While a few superconductors such as hydrogen sulphide can work under warmer conditions, they must be squeezed to extremely high pressures – beyond a million atmospheres, or 100 gigapascals.

Wei’s team measured their samples’ electrical resistance at different pressures below 6 gigapascals. They found no trace of superconductivity even as the temperature dropped to -263 degrees Celsius, according to their manuscript which has not yet been peer-reviewed.

They also tried to detect signals related to the unique diamagnetic behaviour of superconductors, which expel magnetic fields during their transition to superconductivity, called the Meissner effect.

No diamagnetic signal was detected within the claimed pressure and temperature ranges, the researchers said.

But the Nanjing University study implied a possible alternative cause for the phenomena ascribed to superconductivity by the US team, said Dirk van de Marel, an honorary professor of physics at the University of Geneva in Switzerland.

“It’s in part modifications of the raw data, and in part incorrect interpretation of a phenomenon known as hydrogen ordering that has nothing to do with superconductivity,” he said.

Van de Marel said he received a preprint of the US paper from about 10 journalists simultaneously, seeking his comments in the week before publication, and his first impression was favourable.

“The Dias team demonstrated superconductivity from resistivity, susceptibility, Meissner effect and specific heat. To have all that in a single paper constitutes an extraordinarily well-documented report on superconductivity.”

However, as more scientists started to take a closer look at the paper’s data, “the downfall started”, van de Marel said. He believes it is possible that most of the US team’s data provides “the illusion of a superconducting phase transition”.
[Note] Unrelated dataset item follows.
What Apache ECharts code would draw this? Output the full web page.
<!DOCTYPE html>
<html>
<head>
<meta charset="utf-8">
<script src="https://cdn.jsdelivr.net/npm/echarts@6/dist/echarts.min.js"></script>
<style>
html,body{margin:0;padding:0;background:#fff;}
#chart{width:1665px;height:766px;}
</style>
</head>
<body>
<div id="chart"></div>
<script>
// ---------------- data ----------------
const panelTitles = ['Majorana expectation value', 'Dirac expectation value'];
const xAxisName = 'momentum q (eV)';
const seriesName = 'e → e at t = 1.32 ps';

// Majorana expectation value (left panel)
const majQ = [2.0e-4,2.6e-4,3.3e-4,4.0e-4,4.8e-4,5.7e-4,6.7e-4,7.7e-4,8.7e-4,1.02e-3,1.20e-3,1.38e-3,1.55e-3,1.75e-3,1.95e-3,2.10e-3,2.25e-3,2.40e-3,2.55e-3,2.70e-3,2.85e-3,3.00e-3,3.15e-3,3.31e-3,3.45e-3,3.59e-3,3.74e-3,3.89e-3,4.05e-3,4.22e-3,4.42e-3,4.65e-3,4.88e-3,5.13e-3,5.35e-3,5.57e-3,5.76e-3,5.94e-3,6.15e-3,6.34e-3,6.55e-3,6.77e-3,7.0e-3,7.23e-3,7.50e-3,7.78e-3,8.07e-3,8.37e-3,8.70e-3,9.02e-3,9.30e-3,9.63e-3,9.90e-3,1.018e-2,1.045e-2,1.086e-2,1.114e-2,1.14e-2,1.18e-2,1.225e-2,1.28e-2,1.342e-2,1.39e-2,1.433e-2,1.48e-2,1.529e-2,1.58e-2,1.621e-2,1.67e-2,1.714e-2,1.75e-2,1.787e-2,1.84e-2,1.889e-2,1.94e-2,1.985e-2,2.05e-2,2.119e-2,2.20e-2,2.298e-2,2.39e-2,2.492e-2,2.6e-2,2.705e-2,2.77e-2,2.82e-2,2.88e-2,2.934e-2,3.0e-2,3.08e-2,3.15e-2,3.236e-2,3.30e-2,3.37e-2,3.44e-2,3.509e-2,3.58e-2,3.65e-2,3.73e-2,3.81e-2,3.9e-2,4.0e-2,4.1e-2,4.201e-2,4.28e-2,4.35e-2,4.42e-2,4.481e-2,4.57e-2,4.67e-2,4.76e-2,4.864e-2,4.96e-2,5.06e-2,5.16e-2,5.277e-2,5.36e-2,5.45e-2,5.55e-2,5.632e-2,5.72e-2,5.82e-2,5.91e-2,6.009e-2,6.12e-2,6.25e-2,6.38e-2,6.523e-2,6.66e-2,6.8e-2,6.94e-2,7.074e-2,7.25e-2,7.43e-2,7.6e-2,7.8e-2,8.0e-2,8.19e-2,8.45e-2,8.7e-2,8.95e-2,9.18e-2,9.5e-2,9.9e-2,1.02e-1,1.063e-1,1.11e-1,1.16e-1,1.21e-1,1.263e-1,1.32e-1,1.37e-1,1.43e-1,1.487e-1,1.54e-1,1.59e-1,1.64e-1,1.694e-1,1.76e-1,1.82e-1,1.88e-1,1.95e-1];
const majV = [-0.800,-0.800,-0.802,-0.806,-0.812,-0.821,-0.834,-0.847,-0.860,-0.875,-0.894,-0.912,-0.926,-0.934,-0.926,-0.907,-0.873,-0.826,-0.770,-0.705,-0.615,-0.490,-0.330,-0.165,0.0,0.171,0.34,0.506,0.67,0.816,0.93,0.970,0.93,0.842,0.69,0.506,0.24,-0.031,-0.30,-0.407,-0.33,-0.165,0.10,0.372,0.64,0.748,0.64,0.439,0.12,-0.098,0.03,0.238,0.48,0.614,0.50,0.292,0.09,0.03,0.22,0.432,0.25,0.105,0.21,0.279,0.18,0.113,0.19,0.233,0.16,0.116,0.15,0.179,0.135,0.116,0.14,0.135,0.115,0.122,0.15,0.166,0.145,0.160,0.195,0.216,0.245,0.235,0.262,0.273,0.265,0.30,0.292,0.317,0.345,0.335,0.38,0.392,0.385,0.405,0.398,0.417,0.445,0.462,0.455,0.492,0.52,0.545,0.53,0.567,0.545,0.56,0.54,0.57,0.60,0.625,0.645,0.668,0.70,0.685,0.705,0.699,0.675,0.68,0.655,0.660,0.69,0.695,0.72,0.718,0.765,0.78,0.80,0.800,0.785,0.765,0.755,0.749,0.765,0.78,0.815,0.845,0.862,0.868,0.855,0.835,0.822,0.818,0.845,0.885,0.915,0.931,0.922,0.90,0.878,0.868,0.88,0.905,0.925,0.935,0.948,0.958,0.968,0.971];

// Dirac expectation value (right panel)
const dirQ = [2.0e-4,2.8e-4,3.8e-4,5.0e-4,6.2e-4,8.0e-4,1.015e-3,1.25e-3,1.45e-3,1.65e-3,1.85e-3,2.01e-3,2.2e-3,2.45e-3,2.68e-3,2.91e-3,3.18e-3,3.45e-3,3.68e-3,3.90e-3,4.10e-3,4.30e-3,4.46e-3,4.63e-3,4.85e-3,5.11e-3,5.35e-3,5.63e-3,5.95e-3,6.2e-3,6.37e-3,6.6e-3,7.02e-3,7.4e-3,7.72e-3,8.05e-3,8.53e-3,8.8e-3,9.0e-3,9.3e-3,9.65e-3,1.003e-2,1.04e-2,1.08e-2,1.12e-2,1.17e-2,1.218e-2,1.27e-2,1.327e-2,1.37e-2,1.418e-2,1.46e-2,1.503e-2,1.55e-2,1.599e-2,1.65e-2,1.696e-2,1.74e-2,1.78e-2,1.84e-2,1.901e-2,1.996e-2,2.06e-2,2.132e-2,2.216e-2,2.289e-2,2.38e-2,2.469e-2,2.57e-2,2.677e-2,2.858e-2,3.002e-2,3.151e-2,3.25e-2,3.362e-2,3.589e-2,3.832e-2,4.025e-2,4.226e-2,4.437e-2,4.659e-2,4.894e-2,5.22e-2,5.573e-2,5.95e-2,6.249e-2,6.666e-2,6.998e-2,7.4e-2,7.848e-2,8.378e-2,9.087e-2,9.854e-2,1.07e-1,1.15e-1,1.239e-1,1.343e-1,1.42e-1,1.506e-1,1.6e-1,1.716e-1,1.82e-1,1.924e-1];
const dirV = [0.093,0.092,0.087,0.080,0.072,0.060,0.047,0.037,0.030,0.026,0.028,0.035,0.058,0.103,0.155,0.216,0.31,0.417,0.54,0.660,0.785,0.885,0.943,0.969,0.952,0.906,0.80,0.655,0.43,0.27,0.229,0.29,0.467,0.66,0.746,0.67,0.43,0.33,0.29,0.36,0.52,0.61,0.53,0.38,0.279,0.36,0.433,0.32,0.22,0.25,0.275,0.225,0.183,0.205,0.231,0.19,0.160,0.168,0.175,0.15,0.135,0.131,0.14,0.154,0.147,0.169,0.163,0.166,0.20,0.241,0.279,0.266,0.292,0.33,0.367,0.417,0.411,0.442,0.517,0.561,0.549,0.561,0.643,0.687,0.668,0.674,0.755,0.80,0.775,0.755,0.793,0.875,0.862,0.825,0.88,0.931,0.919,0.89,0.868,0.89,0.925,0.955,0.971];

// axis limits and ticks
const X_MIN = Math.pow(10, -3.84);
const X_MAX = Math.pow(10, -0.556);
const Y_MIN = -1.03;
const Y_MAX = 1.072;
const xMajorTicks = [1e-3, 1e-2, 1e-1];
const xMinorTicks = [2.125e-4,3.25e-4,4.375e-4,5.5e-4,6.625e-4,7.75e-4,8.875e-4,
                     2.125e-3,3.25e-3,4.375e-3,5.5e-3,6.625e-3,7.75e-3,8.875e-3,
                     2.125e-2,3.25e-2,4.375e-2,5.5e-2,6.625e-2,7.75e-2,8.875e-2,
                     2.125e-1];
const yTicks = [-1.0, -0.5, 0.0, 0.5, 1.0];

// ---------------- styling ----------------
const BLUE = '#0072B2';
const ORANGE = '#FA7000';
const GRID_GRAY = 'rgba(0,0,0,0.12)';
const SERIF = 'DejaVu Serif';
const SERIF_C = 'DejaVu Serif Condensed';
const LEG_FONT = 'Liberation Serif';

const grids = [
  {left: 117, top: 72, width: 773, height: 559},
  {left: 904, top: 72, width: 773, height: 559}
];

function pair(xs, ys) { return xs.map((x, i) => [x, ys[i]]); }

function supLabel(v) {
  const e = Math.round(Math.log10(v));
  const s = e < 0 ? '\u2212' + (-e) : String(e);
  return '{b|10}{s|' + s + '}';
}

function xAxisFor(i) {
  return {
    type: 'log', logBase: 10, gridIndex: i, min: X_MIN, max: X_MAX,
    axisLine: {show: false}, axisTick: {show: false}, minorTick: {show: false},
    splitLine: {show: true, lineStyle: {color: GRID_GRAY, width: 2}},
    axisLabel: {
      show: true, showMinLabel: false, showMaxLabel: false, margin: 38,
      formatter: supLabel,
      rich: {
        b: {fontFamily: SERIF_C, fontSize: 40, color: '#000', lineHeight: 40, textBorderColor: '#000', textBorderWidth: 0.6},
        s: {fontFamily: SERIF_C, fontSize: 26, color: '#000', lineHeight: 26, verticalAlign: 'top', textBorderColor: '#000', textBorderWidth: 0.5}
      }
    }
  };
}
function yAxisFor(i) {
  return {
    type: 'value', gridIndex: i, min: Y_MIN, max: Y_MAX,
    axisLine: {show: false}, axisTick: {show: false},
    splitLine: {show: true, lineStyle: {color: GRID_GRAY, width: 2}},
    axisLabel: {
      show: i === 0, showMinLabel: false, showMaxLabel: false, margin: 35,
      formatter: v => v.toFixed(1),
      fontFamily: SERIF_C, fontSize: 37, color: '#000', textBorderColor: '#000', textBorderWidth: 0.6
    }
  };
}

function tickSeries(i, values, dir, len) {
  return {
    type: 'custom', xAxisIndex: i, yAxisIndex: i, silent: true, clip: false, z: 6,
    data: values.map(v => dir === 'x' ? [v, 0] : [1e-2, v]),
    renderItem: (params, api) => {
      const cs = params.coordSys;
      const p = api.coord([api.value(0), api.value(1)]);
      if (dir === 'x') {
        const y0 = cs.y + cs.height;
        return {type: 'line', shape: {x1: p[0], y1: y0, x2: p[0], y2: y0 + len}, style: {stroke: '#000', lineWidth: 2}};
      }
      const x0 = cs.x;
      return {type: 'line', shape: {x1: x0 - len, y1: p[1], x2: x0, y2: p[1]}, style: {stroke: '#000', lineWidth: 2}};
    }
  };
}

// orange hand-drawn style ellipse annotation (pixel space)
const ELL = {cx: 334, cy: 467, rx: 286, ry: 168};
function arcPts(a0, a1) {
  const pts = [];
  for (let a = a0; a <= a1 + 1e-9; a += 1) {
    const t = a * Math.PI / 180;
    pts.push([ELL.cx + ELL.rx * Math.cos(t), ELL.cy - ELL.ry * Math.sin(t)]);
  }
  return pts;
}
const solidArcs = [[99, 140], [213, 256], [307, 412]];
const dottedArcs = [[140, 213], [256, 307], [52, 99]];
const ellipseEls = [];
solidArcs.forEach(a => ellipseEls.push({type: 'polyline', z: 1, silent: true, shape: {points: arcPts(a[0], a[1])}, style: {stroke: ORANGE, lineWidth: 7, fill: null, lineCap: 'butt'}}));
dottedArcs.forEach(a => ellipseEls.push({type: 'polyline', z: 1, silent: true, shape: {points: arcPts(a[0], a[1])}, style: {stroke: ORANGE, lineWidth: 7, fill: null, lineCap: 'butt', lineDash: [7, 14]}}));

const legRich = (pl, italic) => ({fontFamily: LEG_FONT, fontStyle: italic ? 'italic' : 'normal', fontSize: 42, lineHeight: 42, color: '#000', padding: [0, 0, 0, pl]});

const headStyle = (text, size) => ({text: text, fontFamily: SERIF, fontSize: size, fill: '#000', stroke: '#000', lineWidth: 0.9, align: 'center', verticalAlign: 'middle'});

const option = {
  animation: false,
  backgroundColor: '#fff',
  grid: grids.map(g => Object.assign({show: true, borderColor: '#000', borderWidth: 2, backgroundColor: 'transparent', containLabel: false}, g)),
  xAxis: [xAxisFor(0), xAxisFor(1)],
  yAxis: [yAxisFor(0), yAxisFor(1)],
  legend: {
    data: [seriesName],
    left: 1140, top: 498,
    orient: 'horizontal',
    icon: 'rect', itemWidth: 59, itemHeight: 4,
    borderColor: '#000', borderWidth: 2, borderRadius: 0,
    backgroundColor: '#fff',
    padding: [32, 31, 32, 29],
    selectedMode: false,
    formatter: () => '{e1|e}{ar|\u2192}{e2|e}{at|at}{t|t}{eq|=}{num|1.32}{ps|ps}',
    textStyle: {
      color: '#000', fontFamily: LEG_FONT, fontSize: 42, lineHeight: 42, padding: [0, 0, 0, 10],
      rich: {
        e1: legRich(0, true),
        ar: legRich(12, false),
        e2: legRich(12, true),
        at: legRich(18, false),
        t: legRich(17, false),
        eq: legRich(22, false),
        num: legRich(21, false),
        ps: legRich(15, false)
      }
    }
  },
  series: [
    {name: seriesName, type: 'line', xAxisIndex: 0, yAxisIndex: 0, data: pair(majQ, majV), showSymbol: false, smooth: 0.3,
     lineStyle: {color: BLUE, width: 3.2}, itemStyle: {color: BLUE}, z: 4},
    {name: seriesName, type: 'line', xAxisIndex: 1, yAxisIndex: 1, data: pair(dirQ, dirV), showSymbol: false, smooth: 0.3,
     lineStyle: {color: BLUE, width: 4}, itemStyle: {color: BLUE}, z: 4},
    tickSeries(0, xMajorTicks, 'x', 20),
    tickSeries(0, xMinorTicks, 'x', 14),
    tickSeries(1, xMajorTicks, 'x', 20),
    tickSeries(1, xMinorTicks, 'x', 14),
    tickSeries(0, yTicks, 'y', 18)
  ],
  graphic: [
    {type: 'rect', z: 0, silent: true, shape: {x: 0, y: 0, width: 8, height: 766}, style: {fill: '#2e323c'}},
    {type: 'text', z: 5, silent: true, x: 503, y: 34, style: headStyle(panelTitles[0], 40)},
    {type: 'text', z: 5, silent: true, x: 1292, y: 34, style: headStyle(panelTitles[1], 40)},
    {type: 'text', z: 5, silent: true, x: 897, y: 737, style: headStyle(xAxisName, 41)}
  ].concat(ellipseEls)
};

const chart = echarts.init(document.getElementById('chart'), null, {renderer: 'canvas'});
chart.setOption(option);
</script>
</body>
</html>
While more research is needed to precisely pinpoint the properties of the materials, van de Marel said the samples made by Wen’s team may have contained a higher concentration of nitrogen than the US study.

“In principle, it’s possible that a very precise dose of nitrogen is needed to make these materials superconducting,” van de Marel said.

In the interview with China Science Daily, Wen said his team had started making additional measurements to see if there could be superconductivity under higher pressures, such as tens of gigapascals.

“We hope more researchers from around the world will join us to do the replication work,” he said.

Hirsch said further work by the Chinese teams and others may conclusively establish that the claims of room-temperature, near-room pressure superconductivity are invalid.

But van de Marel was less sure. “Provided an experimental result is true, the process of confirming it by other experiments can be a quick process with a bit of luck. However, it can take forever to show that a claimed result does not exist,” he said.

Both Hirsch and van de Marel have called for Dias to share his samples with other researchers to independently verify whether they are superconducting.

Dias has so far not responded to a request for comment but has told several scientific publications, including Science and Quanta, that he has no plans to distribute the material because of intellectual property issues.

Physicist Mikhail Eremets said his group at the Max Planck Institute for Chemistry in Mainz, Germany had not yet tried to replicate the Nature paper’s results, after a “wasted half a year” testing the Dias team’s previous findings.

Eremets said it had taken about two years to do extensive experimental and theoretical work, only to conclude that the claimed superconductivity in the US team’s 2020 paper was likely to be wrong.

“Naturally, we are not enthusiastic to repeat this disappointing experience,” he said.